__Given information__

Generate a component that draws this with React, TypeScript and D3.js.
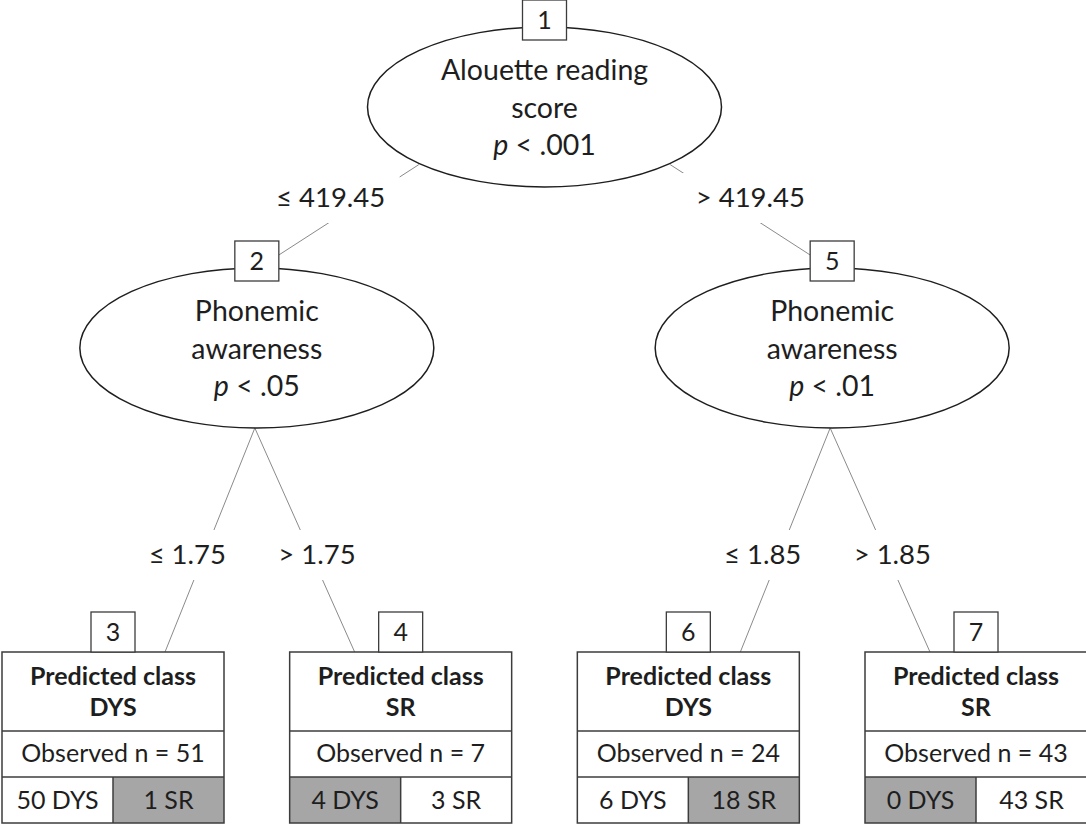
import { hierarchy, tree, HierarchyPointNode } from "d3";

// node content
const innerIds = [1, 2, 5];
const innerLabels = [
  ["Alouette reading", "score"],
  ["Phonemic", "awareness"],
  ["Phonemic", "awareness"],
];
const innerP = ["< .001", "< .05", "< .01"];

// split labels, in the order of the edges (1-2, 1-5, 2-3, 2-4, 5-6, 5-7)
const splitLabels = ["≤ 419.45", "> 419.45", "≤ 1.75", "> 1.75", "≤ 1.85", "> 1.85"];

// terminal nodes
const leafIds = [3, 4, 6, 7];
const leafClass = ["DYS", "SR", "DYS", "SR"];
const leafN = [51, 7, 24, 43];
const leafDYS = [50, 4, 6, 0];
const leafSR = [1, 3, 18, 43];

type TreeNode = {
  id: number;
  edge?: string;
  inner?: number;
  leaf?: number;
  children?: TreeNode[];
};

const leafNode = (i: number, edge: string): TreeNode => ({ id: leafIds[i], leaf: i, edge });

const treeData: TreeNode = {
  id: innerIds[0],
  inner: 0,
  children: [
    {
      id: innerIds[1],
      inner: 1,
      edge: splitLabels[0],
      children: [leafNode(0, splitLabels[2]), leafNode(1, splitLabels[3])],
    },
    {
      id: innerIds[2],
      inner: 2,
      edge: splitLabels[1],
      children: [leafNode(2, splitLabels[4]), leafNode(3, splitLabels[5])],
    },
  ],
};

const width = 1086;
const height = 825;
const font = "Lato, 'Open Sans', sans-serif";
const ink = "#1e1e1e";
const boxStroke = "#3c3c3c";
const lineColor = "#8a8a8a";
const grey = "#a6a6a6";

const leafLeft = 113;
const leafRight = 976;
const leafW = 222;
const leafTop = 652;
const rowH = [79, 46, 46];
const ellipseY = [107, 348];
const rx = 177;
const ry = 80;
const numW = 44;
const numH = 40;

export default function App() {
  const root = hierarchy(treeData);
  // d3.tree pads half a separation at each end, so widen the span to land leaves on leafLeft..leafRight
  const nLeaves = root.leaves().length;
  const span = ((leafRight - leafLeft) * nLeaves) / (nLeaves - 1);
  const offset = leafLeft - span / (2 * nLeaves);
  const layout = tree<TreeNode>()
    .size([span, 1])
    .separation(() => 1);
  const nodes = layout(root);
  const X = (n: HierarchyPointNode<TreeNode>) => n.x + offset;

  const edges = nodes.links().map((l) => {
    const p = l.source;
    const c = l.target;
    const side = X(c) < X(p) ? -1 : 1;
    let x1, y1, x2, y2, ly, off;
    if (c.data.leaf === undefined) {
      x1 = X(p) + side * 0.71 * rx;
      y1 = ellipseY[p.depth] + 0.72 * ry;
      x2 = X(c) - side * (numW / 2);
      y2 = ellipseY[c.depth] - ry - 27 + 14;
      ly = 197;
      off = side < 0 ? -38 : 30;
    } else {
      x1 = X(p) - 2;
      y1 = ellipseY[p.depth] + ry;
      x2 = X(c) + (side < 0 ? 52 : -46);
      y2 = leafTop;
      ly = 554;
      off = side < 0 ? -17 : 6;
    }
    const t = (ly - y1) / (y2 - y1);
    const lx = x1 + t * (x2 - x1) + off;
    return { x1, y1, x2, y2, lx, ly, label: c.data.edge as string, key: `${p.data.id}-${c.data.id}` };
  });

  const inner = nodes.descendants().filter((n) => n.data.inner !== undefined);
  const leaves = nodes.leaves();

  const numBox = (id: number, cx: number, top: number) => (
    <g key={`num-${id}`}>
      <rect x={cx - numW / 2} y={top} width={numW} height={numH} fill="white" stroke={boxStroke} strokeWidth={1.3} />
      <text x={cx} y={top + 29} textAnchor="middle" fontSize={25} fill={ink}>
        {id}
      </text>
    </g>
  );

  return (
    <svg
      width={width}
      height={height}
      viewBox={`0 0 ${width} ${height}`}
      style={{ position: "absolute", left: 0, top: 0, background: "white" }}
      fontFamily={font}
    >
      {/* edges */}
      {edges.map((e) => (
        <line key={e.key} x1={e.x1} y1={e.y1} x2={e.x2} y2={e.y2} stroke={lineColor} strokeWidth={1} />
      ))}
      {edges.map((e) => {
        const w = e.label.length * 14.5 + 22;
        return (
          <g key={`lab-${e.key}`}>
            <rect x={e.lx - w / 2} y={e.ly - 24} width={w} height={50} fill="white" />
            <text x={e.lx} y={e.ly + 10} textAnchor="middle" fontSize={27.5} fill={ink}>
              {e.label}
            </text>
          </g>
        );
      })}

      {/* inner nodes */}
      {inner.map((n) => {
        const i = n.data.inner as number;
        const cx = X(n);
        const cy = ellipseY[n.depth];
        return (
          <g key={`inner-${n.data.id}`}>
            <ellipse cx={cx} cy={cy} rx={rx} ry={ry} fill="white" stroke={ink} strokeWidth={1.5} />
            <text textAnchor="middle" fontSize={28.5} fill={ink}>
              <tspan x={cx} y={cy - 27}>{innerLabels[i][0]}</tspan>
              <tspan x={cx} y={cy + 11}>{innerLabels[i][1]}</tspan>
              <tspan x={cx} y={cy + 48}>
                <tspan fontStyle="italic">p</tspan>
                {` ${innerP[i]}`}
              </tspan>
            </text>
            {numBox(n.data.id, cx, cy - ry - 27)}
          </g>
        );
      })}

      {/* terminal nodes */}
      {leaves.map((n) => {
        const i = n.data.leaf as number;
        const cx = X(n);
        const left = cx - leafW / 2;
        const r1 = leafTop + rowH[0];
        const r2 = r1 + rowH[1];
        const r3 = r2 + rowH[2];
        const dysGrey = leafClass[i] !== "DYS";
        return (
          <g key={`leaf-${n.data.id}`}>
            <rect x={left} y={leafTop} width={leafW} height={r3 - leafTop} fill="white" />
            <rect x={left} y={r2} width={leafW / 2} height={rowH[2]} fill={dysGrey ? grey : "white"} />
            <rect x={cx} y={r2} width={leafW / 2} height={rowH[2]} fill={dysGrey ? "white" : grey} />
            <rect x={left} y={leafTop} width={leafW} height={r3 - leafTop} fill="none" stroke={boxStroke} strokeWidth={1.5} />
            <line x1={left} x2={left + leafW} y1={r1} y2={r1} stroke={boxStroke} strokeWidth={1.5} />
            <line x1={left} x2={left + leafW} y1={r2} y2={r2} stroke={boxStroke} strokeWidth={1.5} />
            <line x1={cx} x2={cx} y1={r2} y2={r3} stroke={boxStroke} strokeWidth={1.5} />
            <text textAnchor="middle" fontSize={25} fontWeight="bold" fill={ink}>
              <tspan x={cx} y={leafTop + 33}>Predicted class</tspan>
              <tspan x={cx} y={leafTop + 64}>{leafClass[i]}</tspan>
            </text>
            <text x={cx} y={r1 + 31} textAnchor="middle" fontSize={25} fill={ink}>
              {`Observed n = ${leafN[i]}`}
            </text>
            <text x={left + leafW / 4} y={r2 + 32} textAnchor="middle" fontSize={25} fill={ink}>
              {`${leafDYS[i]} DYS`}
            </text>
            <text x={cx + leafW / 4} y={r2 + 32} textAnchor="middle" fontSize={25} fill={ink}>
              {`${leafSR[i]} SR`}
            </text>
            {numBox(n.data.id, cx, leafTop - numH)}
          </g>
        );
      })}
    </svg>
  );
}
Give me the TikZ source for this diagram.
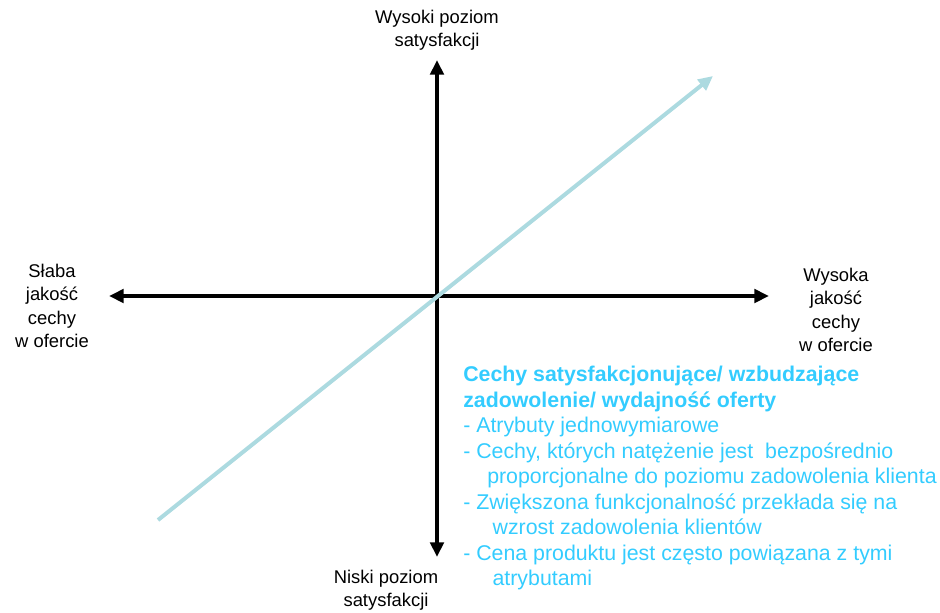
\documentclass[tikz,border=0pt]{standalone}
\usepackage{fontspec}
\setmainfont{Liberation Sans}
\usetikzlibrary{arrows.meta}
\definecolor{LineTeal}{RGB}{172,218,224}
\definecolor{NoteBlue}{RGB}{51,204,255}

\begin{document}
\begin{tikzpicture}[x=0.75pt, y=-0.75pt,
  every node/.style={font=\fontsize{13.8}{17.5}\selectfont, align=center, inner sep=0pt},
  axis/.style={line width=3pt, -{Triangle[length=11pt, width=10pt]}}]
  \useasboundingbox (0,0) rectangle (940,612);
  % axes
  \coordinate (o) at (437,296);
  \coordinate (up) at (437,60);
  \coordinate (down) at (437,557);
  \coordinate (left) at (109,296);
  \coordinate (right) at (769,296);
  \coordinate (diagstart) at (158,520);
  \coordinate (diagend) at (713,76);
  \draw[axis] (o) -- (up);
  \draw[axis] (o) -- (down);
  \draw[axis] (o) -- (left);
  \draw[axis] (o) -- (right);
  \draw[LineTeal, line width=3pt, -{Triangle[length=11pt, width=10pt]}] (diagstart) -- (diagend);
  % labels
  \node (high) at (437,30) {Wysoki poziom\\satysfakcji};
  \node (low) at (386,590) {Niski poziom\\satysfakcji};
  \node (weak) at (52,306) {Słaba\\jakość\\cechy\\w ofercie};
  \node (strong) at (836,310) {Wysoka\\jakość\\cechy\\w ofercie};
  \node[anchor=north west, align=left, text=NoteBlue,
    font=\fontsize{16}{19.1}\selectfont] (note) at (463,366)
    {\textbf{Cechy satysfakcjonujące/ wzbudzające}\\
     \textbf{zadowolenie/ wydajność oferty}\\
     - Atrybuty jednowymiarowe\\
     - Cechy, których natężenie jest\ \ bezpośrednio\\
     \hspace*{18pt}proporcjonalne do poziomu zadowolenia klienta\\
     - Zwiększona funkcjonalność przekłada się na\\
     \hspace*{22pt}wzrost zadowolenia klientów\\
     - Cena produktu jest często powiązana z tymi\\
     \hspace*{22pt}atrybutami};
\end{tikzpicture}
\end{document}
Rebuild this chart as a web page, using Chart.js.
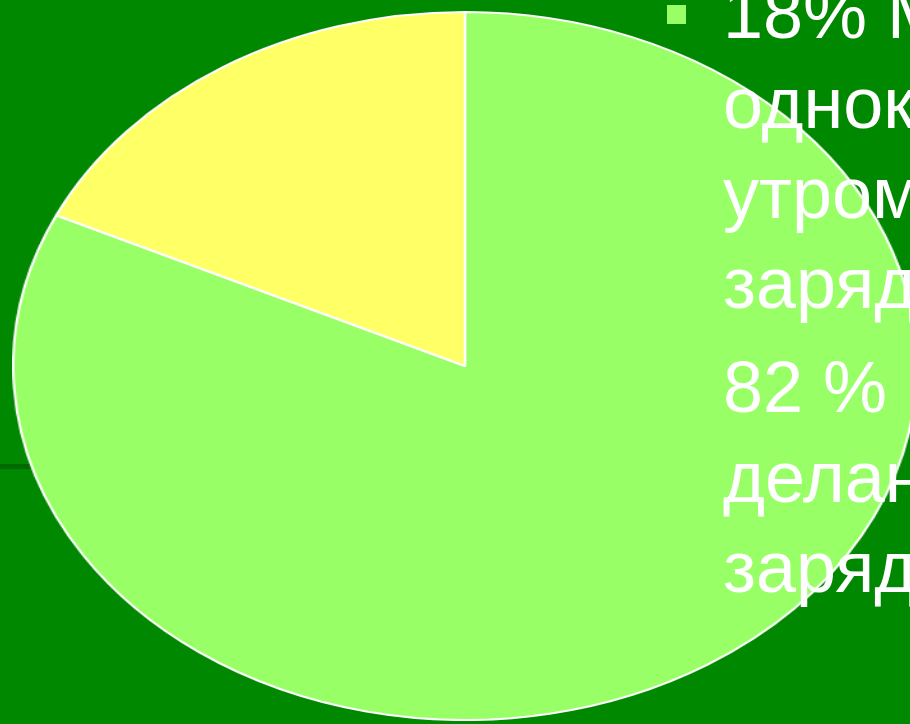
<!DOCTYPE html>
<html>
<head>
<meta charset="utf-8">
<script src="https://cdn.jsdelivr.net/npm/chart.js@4.4.0/dist/chart.umd.min.js"></script>
<style>
    html, body {
        margin: 0;
        padding: 0;
        width: 910px;
        height: 724px;
        overflow: hidden;
        background: #008800;
    }
    #pieBox {
        position: absolute;
        left: 110px;
        top: 11px;
        width: 710px;
        height: 710px;
        transform-origin: 50% 50%;
        transform: scaleX(1.276);
    }
    #mark {
        position: absolute;
        left: 0;
        top: 464px;
        width: 30px;
        height: 5px;
        background: #006a00;
    }
    #bullet {
        position: absolute;
        left: 667px;
        top: 5px;
        width: 19px;
        height: 19px;
        background: #99ff66;
    }
    #caption {
        position: absolute;
        left: 723px;
        top: -32px;
        font-family: "Liberation Sans", Arial, sans-serif;
        font-size: 72px;
        line-height: 90px;
        color: #ffffff;
        white-space: nowrap;
    }
    #caption p {
        margin: 0;
    }
    #caption p + p {
        margin-top: 14px;
    }
</style>
</head>
<body>
<div id="mark"></div>
<div id="pieBox"><canvas id="pieChart"></canvas></div>
<div id="bullet"></div>
<div id="caption">
    <p>18% Моих<br>одноклассников<br>утром делают<br>зарядку,</p>
    <p>82 % не<br>деланют<br>зарядку</p>
</div>

<script>
// slice order: clockwise from 12 o'clock
const labels = ['82 % не делают зарядку', '18% утром делают зарядку'];
const shares = [82, 18];
const sliceColors = ['#99ff66', '#ffff66'];

function drawPie() {
    const ctx = document.getElementById('pieChart').getContext('2d');
    new Chart(ctx, {
        type: 'pie',
        data: {
            labels: labels,
            datasets: [{
                data: shares,
                backgroundColor: sliceColors,
                borderColor: '#ffffff',
                borderWidth: 2
            }]
        },
        options: {
            responsive: true,
            maintainAspectRatio: false,
            animation: false,
            layout: { padding: 0 },
            plugins: {
                legend: { display: false },
                tooltip: { enabled: false }
            }
        }
    });
}

document.addEventListener('DOMContentLoaded', drawPie);
</script>
</body>
</html>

__What this task involves__
Quote only what lies between the first line of the records and the line containing "const leafSR = [1, 3, 18, 43];", please, including both lines and excluding images.

__Result for this exercise__
Generate a component that draws this with React, TypeScript and D3.js.
import { hierarchy, tree, HierarchyPointNode } from "d3";

// node content
const innerIds = [1, 2, 5];
const innerLabels = [
  ["Alouette reading", "score"],
  ["Phonemic", "awareness"],
  ["Phonemic", "awareness"],
];
const innerP = ["< .001", "< .05", "< .01"];

// split labels, in the order of the edges (1-2, 1-5, 2-3, 2-4, 5-6, 5-7)
const splitLabels = ["≤ 419.45", "> 419.45", "≤ 1.75", "> 1.75", "≤ 1.85", "> 1.85"];

// terminal nodes
const leafIds = [3, 4, 6, 7];
const leafClass = ["DYS", "SR", "DYS", "SR"];
const leafN = [51, 7, 24, 43];
const leafDYS = [50, 4, 6, 0];
const leafSR = [1, 3, 18, 43];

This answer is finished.